> What the task asks: Tally up the lines where the string "diagram" appears; reply with the number only.

> Input records:
⁂
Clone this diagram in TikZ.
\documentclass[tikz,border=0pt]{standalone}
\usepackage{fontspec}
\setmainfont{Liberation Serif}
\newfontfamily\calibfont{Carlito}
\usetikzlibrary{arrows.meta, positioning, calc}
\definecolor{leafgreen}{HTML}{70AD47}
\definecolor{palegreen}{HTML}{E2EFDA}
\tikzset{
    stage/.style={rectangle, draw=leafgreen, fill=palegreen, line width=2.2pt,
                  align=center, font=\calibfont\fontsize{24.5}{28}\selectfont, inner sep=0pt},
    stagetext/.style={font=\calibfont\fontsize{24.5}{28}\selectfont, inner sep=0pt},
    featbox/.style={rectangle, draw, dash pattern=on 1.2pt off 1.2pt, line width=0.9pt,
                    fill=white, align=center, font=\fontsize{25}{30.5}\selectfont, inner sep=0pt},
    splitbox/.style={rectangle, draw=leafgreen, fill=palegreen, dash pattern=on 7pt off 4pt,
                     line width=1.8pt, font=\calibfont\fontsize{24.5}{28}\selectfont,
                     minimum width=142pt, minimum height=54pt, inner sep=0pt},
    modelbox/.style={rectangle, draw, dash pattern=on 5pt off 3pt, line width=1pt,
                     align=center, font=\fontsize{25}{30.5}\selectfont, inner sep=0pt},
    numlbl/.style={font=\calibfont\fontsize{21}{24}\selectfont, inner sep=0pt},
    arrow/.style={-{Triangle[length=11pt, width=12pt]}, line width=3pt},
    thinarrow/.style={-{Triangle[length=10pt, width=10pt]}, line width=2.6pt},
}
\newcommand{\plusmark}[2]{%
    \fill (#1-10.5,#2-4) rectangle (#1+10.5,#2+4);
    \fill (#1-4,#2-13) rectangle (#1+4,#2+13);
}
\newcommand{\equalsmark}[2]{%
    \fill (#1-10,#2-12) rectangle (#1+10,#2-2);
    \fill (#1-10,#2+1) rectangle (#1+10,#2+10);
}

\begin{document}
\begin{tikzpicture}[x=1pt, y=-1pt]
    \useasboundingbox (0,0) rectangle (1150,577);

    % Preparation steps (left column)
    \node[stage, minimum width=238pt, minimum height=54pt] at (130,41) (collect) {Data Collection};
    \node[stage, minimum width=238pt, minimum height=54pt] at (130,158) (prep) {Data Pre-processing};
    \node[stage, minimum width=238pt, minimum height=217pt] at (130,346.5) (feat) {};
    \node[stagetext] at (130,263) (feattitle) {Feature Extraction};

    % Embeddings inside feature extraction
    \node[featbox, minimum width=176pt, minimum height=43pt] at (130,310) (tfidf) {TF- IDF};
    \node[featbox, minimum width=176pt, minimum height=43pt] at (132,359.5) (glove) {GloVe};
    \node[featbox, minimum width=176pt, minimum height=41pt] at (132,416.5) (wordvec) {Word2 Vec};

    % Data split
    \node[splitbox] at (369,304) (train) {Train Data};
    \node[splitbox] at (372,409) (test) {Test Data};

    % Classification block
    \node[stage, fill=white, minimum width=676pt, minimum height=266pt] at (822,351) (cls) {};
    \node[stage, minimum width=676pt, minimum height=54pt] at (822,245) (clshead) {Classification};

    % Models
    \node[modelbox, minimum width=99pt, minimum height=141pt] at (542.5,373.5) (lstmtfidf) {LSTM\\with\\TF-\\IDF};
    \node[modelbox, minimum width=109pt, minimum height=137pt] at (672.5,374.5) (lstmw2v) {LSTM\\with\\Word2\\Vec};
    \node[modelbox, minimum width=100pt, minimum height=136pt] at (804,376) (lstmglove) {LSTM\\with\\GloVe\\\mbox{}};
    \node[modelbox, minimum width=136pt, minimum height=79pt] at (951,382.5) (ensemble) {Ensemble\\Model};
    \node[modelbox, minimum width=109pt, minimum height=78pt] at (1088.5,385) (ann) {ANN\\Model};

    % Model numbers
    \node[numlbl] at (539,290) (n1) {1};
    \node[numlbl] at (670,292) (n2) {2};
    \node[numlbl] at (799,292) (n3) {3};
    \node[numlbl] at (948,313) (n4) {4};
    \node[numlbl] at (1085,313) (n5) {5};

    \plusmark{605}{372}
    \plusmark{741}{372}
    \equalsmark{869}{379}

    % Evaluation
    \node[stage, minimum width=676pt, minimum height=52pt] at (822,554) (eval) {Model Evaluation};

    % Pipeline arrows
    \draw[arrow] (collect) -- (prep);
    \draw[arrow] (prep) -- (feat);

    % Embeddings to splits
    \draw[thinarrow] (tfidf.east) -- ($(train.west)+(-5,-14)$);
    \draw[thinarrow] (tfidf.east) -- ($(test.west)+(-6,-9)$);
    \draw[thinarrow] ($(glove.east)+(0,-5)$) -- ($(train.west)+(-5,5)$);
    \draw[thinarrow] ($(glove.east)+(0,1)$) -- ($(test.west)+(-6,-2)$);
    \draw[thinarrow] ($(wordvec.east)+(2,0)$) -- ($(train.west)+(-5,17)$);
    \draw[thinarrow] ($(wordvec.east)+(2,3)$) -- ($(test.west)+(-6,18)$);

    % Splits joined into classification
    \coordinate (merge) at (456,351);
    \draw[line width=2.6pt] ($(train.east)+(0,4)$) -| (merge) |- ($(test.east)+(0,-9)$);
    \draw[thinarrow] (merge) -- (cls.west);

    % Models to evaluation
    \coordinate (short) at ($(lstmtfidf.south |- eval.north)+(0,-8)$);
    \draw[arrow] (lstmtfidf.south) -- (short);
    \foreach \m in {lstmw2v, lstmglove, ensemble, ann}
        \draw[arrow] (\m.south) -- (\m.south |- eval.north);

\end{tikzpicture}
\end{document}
⁂
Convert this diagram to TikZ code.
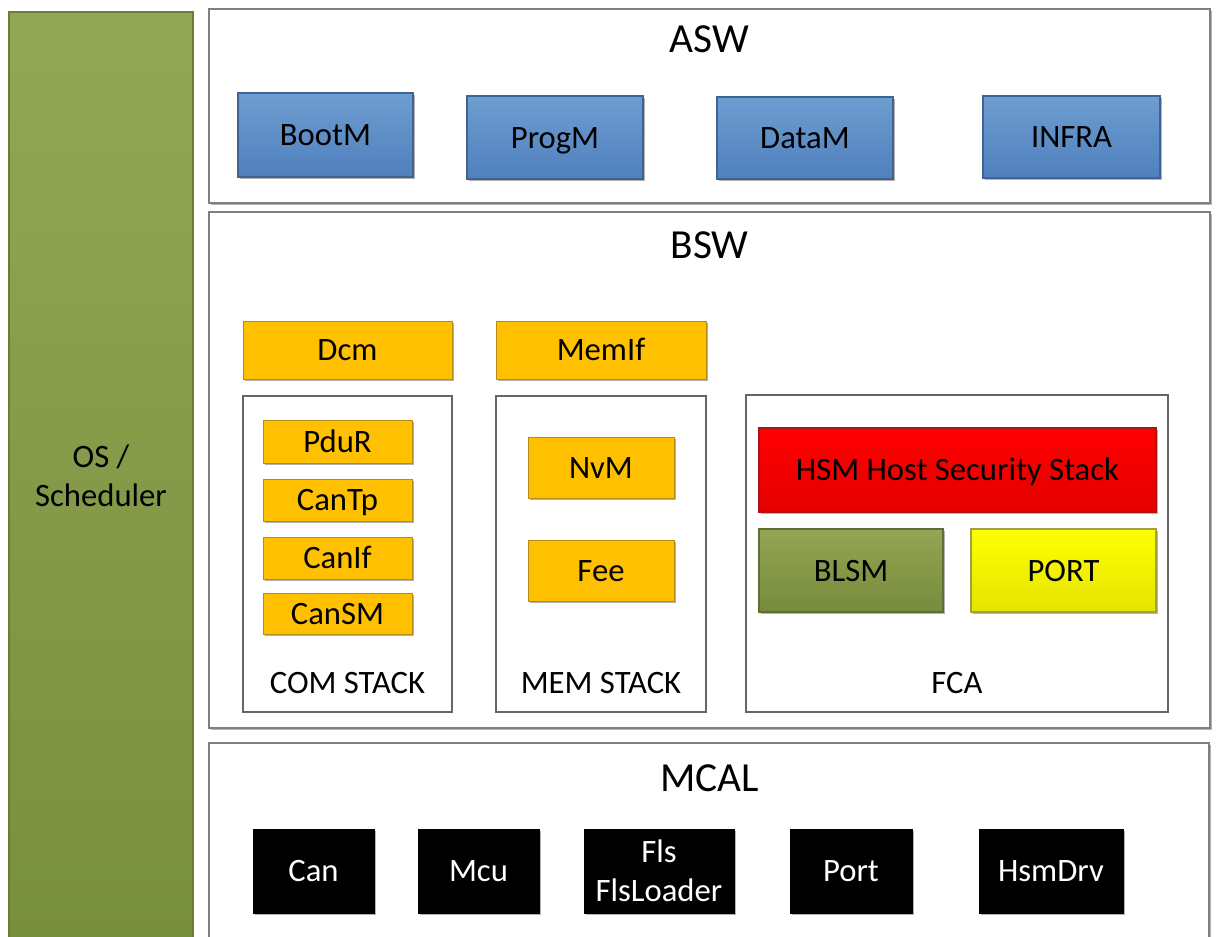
⁂
> Correct answer: 2